Digital twins and simulation
Digital twins — virtual replicas of fields and equipment — enable scenario testing and optimized planning before committing resources. By simulating weather, soil, and management interactions, farmers can evaluate outcomes with less risk.
As model accuracy improves, simulations support more resilient decision-making under variable climate and market conditions.
Practical checklist for getting started this season
Start simple and iterate. A pragmatic checklist helps avoid wasting money on underused gadgets and aligns purchases with measurable goals.
- Identify one or two business objectives to focus on this year.
- Choose a pilot field and collect baseline data (yield, soil tests, imagery).
- Select interoperable tools that match objectives and budget.
- Train staff and set up data management practices before full deployment.
- Measure outcomes and refine prescriptions for the next season.
Following a focused roadmap reduces risk and produces evidence that helps secure buy-in from partners, lenders, or cooperatives.
Policy, incentives, and public-private partnerships
Government programs and conservation initiatives increasingly support precision practices that reduce environmental impacts.

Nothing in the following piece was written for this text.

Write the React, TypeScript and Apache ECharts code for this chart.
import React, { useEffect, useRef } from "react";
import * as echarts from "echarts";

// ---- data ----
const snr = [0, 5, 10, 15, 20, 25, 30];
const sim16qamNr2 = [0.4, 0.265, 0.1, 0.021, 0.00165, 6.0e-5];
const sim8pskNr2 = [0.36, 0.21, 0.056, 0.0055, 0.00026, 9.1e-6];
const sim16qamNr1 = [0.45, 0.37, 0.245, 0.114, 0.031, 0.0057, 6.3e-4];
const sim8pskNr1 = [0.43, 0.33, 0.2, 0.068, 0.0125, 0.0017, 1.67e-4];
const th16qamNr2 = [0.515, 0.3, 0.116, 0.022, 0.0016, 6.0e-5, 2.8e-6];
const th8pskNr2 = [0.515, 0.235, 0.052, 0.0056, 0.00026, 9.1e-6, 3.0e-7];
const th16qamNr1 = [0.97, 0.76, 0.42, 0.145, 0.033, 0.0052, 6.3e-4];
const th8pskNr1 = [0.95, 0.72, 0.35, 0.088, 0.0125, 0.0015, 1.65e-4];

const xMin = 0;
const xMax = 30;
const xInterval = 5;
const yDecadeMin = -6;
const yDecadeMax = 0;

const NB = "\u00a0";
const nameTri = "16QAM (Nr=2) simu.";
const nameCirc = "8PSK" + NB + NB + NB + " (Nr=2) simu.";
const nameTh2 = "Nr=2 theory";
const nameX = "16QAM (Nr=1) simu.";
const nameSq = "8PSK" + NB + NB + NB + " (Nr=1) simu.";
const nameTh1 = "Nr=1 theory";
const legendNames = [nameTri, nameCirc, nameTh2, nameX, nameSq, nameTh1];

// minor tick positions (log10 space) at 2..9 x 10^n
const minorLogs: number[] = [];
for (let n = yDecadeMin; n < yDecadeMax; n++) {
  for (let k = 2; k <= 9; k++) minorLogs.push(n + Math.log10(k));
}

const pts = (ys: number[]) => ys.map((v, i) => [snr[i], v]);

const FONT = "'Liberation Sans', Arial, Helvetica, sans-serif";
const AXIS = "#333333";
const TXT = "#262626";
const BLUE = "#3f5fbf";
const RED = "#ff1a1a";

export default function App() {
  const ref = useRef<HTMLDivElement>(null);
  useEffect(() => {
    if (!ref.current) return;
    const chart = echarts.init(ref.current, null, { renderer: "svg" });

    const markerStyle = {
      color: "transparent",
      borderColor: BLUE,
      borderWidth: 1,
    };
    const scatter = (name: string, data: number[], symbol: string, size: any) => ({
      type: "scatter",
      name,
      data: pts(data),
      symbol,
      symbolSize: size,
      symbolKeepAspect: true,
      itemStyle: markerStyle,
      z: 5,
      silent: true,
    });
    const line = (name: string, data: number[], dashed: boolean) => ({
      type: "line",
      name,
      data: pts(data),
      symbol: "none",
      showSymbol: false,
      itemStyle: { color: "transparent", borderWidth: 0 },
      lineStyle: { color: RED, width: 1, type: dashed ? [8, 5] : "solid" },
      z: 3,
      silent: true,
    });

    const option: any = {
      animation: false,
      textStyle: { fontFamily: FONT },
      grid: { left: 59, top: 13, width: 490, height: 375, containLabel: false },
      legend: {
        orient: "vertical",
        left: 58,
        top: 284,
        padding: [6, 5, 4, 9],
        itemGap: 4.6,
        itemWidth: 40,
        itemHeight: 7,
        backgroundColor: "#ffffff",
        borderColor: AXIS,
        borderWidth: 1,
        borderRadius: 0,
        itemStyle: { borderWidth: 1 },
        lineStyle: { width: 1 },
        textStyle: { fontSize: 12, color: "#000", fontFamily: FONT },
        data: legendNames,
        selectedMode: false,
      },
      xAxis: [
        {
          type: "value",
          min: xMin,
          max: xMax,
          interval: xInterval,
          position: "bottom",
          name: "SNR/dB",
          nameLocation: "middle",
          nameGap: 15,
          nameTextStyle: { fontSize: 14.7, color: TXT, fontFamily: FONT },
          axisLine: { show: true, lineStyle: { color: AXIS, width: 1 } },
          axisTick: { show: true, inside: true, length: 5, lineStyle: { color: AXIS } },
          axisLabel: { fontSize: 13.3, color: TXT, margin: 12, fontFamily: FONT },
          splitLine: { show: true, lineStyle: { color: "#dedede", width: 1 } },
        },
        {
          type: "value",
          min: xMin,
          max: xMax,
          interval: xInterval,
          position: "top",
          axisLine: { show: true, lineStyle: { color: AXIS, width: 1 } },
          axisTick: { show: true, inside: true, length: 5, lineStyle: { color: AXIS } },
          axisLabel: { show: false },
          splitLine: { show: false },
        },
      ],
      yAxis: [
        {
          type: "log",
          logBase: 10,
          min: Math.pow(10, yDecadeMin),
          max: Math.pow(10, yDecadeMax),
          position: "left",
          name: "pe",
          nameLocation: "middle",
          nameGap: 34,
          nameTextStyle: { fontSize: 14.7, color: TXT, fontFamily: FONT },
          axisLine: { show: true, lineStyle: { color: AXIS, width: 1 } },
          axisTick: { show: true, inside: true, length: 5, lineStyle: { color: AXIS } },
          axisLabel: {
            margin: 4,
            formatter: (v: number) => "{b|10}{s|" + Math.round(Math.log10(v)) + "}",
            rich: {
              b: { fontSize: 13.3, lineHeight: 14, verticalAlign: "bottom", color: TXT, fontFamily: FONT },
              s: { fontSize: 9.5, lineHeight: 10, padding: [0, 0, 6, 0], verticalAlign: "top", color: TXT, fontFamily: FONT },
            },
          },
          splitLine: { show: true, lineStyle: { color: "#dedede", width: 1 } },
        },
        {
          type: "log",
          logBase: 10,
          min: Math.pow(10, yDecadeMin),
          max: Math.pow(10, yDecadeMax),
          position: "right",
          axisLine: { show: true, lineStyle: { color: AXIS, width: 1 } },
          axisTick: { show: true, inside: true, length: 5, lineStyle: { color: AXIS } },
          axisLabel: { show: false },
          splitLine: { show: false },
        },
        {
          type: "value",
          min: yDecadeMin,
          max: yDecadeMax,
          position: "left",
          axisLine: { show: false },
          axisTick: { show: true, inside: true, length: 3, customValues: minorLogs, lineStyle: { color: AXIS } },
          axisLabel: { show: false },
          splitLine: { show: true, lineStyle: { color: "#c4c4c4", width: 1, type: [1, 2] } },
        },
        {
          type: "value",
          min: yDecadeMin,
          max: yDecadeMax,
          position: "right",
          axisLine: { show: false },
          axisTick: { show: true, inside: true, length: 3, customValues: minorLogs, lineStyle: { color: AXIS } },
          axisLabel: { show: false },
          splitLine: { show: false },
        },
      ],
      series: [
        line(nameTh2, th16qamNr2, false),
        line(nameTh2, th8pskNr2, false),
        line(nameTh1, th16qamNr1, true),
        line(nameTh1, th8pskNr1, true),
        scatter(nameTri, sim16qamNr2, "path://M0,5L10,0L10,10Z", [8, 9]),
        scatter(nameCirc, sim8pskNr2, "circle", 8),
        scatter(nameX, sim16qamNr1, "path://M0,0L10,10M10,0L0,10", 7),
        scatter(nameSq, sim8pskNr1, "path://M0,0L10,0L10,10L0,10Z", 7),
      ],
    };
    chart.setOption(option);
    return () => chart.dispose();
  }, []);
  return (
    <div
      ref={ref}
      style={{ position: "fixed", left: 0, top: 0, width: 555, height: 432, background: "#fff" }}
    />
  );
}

Cost-share programs can significantly lower adoption barriers for capital-intensive technology.
Public-private partnerships are also enabling pilot demonstrations, data-sharing agreements, and rural broadband investments that accelerate local adoption. Farmers should explore these programs to offset early costs and gain technical support.
Final thoughts: a pragmatic path to smarter farming
Technology will not replace farmer judgment, but it amplifies it. When combined with thoughtful agronomy, the tools of precision agriculture help producers make decisions with greater confidence and less waste.
Adopt deliberately, start small, and measure everything. Those who treat data as an asset — not an ornament — find that smarter inputs and sharper timing lead to more resilient operations and healthier landscapes.